==== Given information ====

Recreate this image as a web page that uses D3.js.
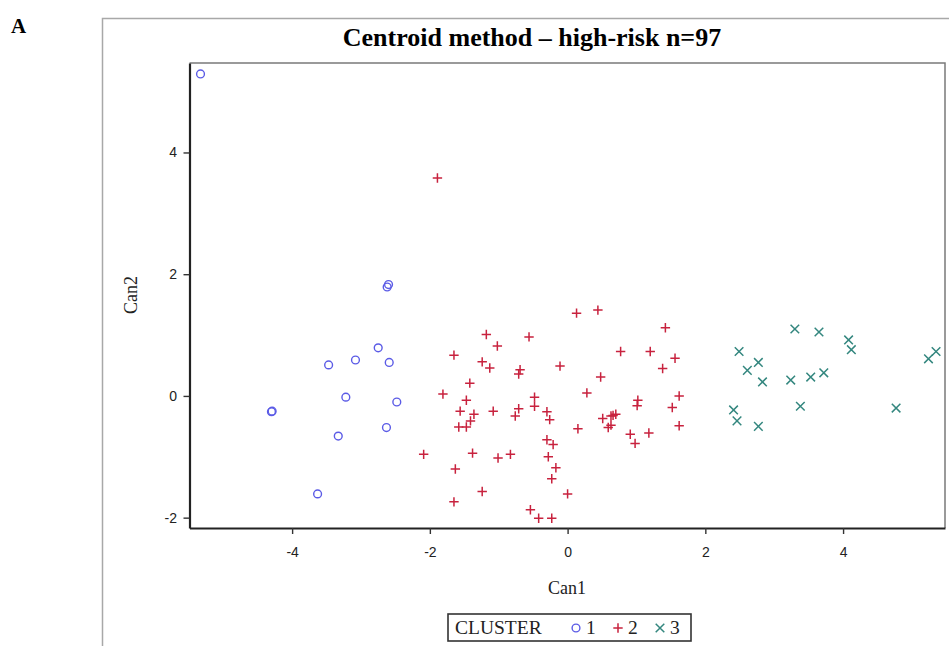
<!DOCTYPE html>
<html>
<head>
<meta charset="utf-8">
<script src="https://cdn.jsdelivr.net/npm/d3@7/dist/d3.min.js"></script>
<style>
  html, body { margin: 0; padding: 0; background: #fff; }
  svg { display: block; }
</style>
</head>
<body>
<svg id="chart" width="949" height="646"></svg>
<script>
// Canonical discriminant scores per cluster: [Can1, Can2]
const cluster1 = [
  [-5.33, 5.29], [-2.60, 1.83], [-2.62, 1.79], [-2.75, 0.79], [-3.08, 0.59],
  [-3.47, 0.51], [-2.59, 0.55], [-3.22, -0.02], [-2.48, -0.10], [-4.30, -0.26],
  [-4.29, -0.25], [-2.63, -0.52], [-3.33, -0.66], [-3.63, -1.61]
];
const cluster2 = [
  [-1.89, 3.58], [0.13, 1.36], [0.44, 1.41], [1.42, 1.12], [-1.18, 1.01],
  [-0.56, 0.97], [-1.02, 0.82], [-1.65, 0.67], [0.77, 0.73], [1.20, 0.73],
  [1.56, 0.62], [-1.24, 0.56], [-1.13, 0.46], [-0.69, 0.43], [-0.71, 0.36],
  [-0.11, 0.49], [1.38, 0.45], [0.48, 0.31], [-1.42, 0.21], [-1.81, 0.03],
  [-1.47, -0.07], [0.28, 0.05], [-0.48, -0.02], [1.02, -0.07], [1.01, -0.16],
  [1.62, 0.00], [-1.56, -0.25], [-1.36, -0.30], [-1.08, -0.25], [-0.71, -0.21],
  [-0.76, -0.33], [-0.48, -0.17], [-0.30, -0.26], [-0.26, -0.39], [-1.41, -0.41],
  [-1.58, -0.51], [-1.47, -0.51], [0.51, -0.37], [0.63, -0.33], [0.70, -0.30],
  [0.66, -0.32], [0.63, -0.48], [0.59, -0.52], [0.15, -0.54], [1.52, -0.19],
  [1.62, -0.49], [0.91, -0.63], [1.18, -0.61], [0.98, -0.78], [-0.30, -0.72],
  [-0.21, -0.80], [-2.09, -0.96], [-1.38, -0.94], [-1.01, -1.02], [-0.83, -0.96],
  [-0.28, -1.00], [-1.63, -1.20], [-0.17, -1.18], [-0.23, -1.36], [-1.24, -1.57],
  [-1.65, -1.74], [0.00, -1.61], [-0.54, -1.87], [-0.42, -2.01], [-0.23, -2.01]
];
const cluster3 = [
  [3.30, 1.10], [3.65, 1.05], [4.08, 0.92], [4.12, 0.76], [2.49, 0.73],
  [2.77, 0.55], [2.61, 0.42], [2.83, 0.23], [3.24, 0.26], [3.53, 0.31],
  [3.72, 0.38], [5.35, 0.73], [5.24, 0.61], [3.38, -0.17], [4.77, -0.20],
  [2.41, -0.23], [2.46, -0.41], [2.77, -0.50]
];
const clusterLabels = ["1", "2", "3"];
const xTicks = [-4, -2, 0, 2, 4];
const yTicks = [-2, 0, 2, 4];

const svg = d3.select("#chart");
const serif = "'Liberation Serif', 'Times New Roman', serif";
const sans = "'Liberation Sans', Arial, sans-serif";

const plot = { left: 189.5, right: 945, top: 63, bottom: 528 };
const x = d3.scaleLinear().domain([-5.49, 5.48]).range([plot.left, plot.right]);
const y = d3.scaleLinear().domain([-2.17, 5.47]).range([plot.bottom, plot.top]);

const colors = ["#5b5be6", "#c8223e", "#34877f"];

// Marker shapes: open circle, plus, cross
function drawMarker(g, kind, cx, cy) {
  if (kind === 0) {
    g.append("circle").attr("cx", cx).attr("cy", cy).attr("r", 3.9)
      .attr("fill", "none").attr("stroke", colors[0]).attr("stroke-width", 1.4);
  } else if (kind === 1) {
    const s = 4.7;
    g.append("path")
      .attr("d", `M${cx - s},${cy}H${cx + s}M${cx},${cy - s}V${cy + s}`)
      .attr("stroke", colors[1]).attr("stroke-width", 1.5).attr("fill", "none");
  } else {
    const s = 4.3;
    g.append("path")
      .attr("d", `M${cx - s},${cy - s}L${cx + s},${cy + s}M${cx - s},${cy + s}L${cx + s},${cy - s}`)
      .attr("stroke", colors[2]).attr("stroke-width", 1.5).attr("fill", "none");
  }
}

// Outer panel frame
svg.append("path")
  .attr("d", "M102.5,646V18.5H949")
  .attr("fill", "none").attr("stroke", "#a8a8a8").attr("stroke-width", 1.5);

// Panel letter
svg.append("text").attr("x", 11).attr("y", 33)
  .attr("font-family", serif).attr("font-weight", "bold").attr("font-size", 21)
  .attr("fill", "#000").text("A");

// Title
svg.append("text").attr("x", 532).attr("y", 46).attr("text-anchor", "middle")
  .attr("font-family", serif).attr("font-weight", "bold").attr("font-size", 26)
  .attr("fill", "#000").text("Centroid method \u2013 high-risk n=97");

// Plot frame (top and right edges)
svg.append("path")
  .attr("d", `M${plot.left},${plot.top}H${plot.right}V${plot.bottom}`)
  .attr("fill", "none").attr("stroke", "#7a7a7a").attr("stroke-width", 1.5);

// Axes
const xAxis = svg.append("g").attr("transform", `translate(0,${plot.bottom})`)
  .call(d3.axisBottom(x).tickValues(xTicks).tickSize(6).tickSizeOuter(0).tickFormat(d3.format("d")));
const yAxis = svg.append("g").attr("transform", `translate(${plot.left},0)`)
  .call(d3.axisLeft(y).tickValues(yTicks).tickSize(6).tickSizeOuter(0).tickFormat(d3.format("d")));

[xAxis, yAxis].forEach(a => {
  a.select(".domain").attr("stroke", "#222").attr("stroke-width", 2.2);
  a.selectAll(".tick line").attr("stroke", "#333").attr("stroke-width", 1.4);
  a.selectAll(".tick text").attr("font-family", sans).attr("font-size", 14)
    .attr("fill", "#222");
});
xAxis.selectAll(".tick text").attr("dy", "1.4em");
yAxis.selectAll(".tick text").attr("dx", "-0.25em");
// minus signs rendered as hyphens
svg.selectAll(".tick text").text(function () { return this.textContent.replace("\u2212", "-"); });

// Axis titles
svg.append("text").attr("x", 567).attr("y", 594).attr("text-anchor", "middle")
  .attr("font-family", serif).attr("font-size", 18).attr("fill", "#222").text("Can1");
svg.append("text").attr("transform", "translate(137,295) rotate(-90)")
  .attr("text-anchor", "middle")
  .attr("font-family", serif).attr("font-size", 18).attr("fill", "#222").text("Can2");

// Points
const pts = svg.append("g");
[cluster1, cluster2, cluster3].forEach((data, k) => {
  data.forEach(d => drawMarker(pts, k, x(d[0]), y(d[1])));
});

// Legend
const leg = svg.append("g");
leg.append("rect").attr("x", 448).attr("y", 614).attr("width", 243).attr("height", 27)
  .attr("fill", "#fff").attr("stroke", "#333").attr("stroke-width", 1.6);
leg.append("text").attr("x", 455).attr("y", 634)
  .attr("font-family", serif).attr("font-size", 19.5).attr("fill", "#222").text("CLUSTER");
const legX = [576, 618, 660];
clusterLabels.forEach((lab, k) => {
  drawMarker(leg, k, legX[k], 628);
  leg.append("text").attr("x", legX[k] + 10).attr("y", 634)
    .attr("font-family", serif).attr("font-size", 19.5).attr("fill", "#222").text(lab);
});
</script>
</body>
</html>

====

**What to produce:**
Point out every line holding the string "this" and copy it.

**Exercise response:**
Recreate this image as a web page that uses D3.js.
svg.selectAll(".tick text").text(function () { return this.textContent.replace("\u2212", "-"); });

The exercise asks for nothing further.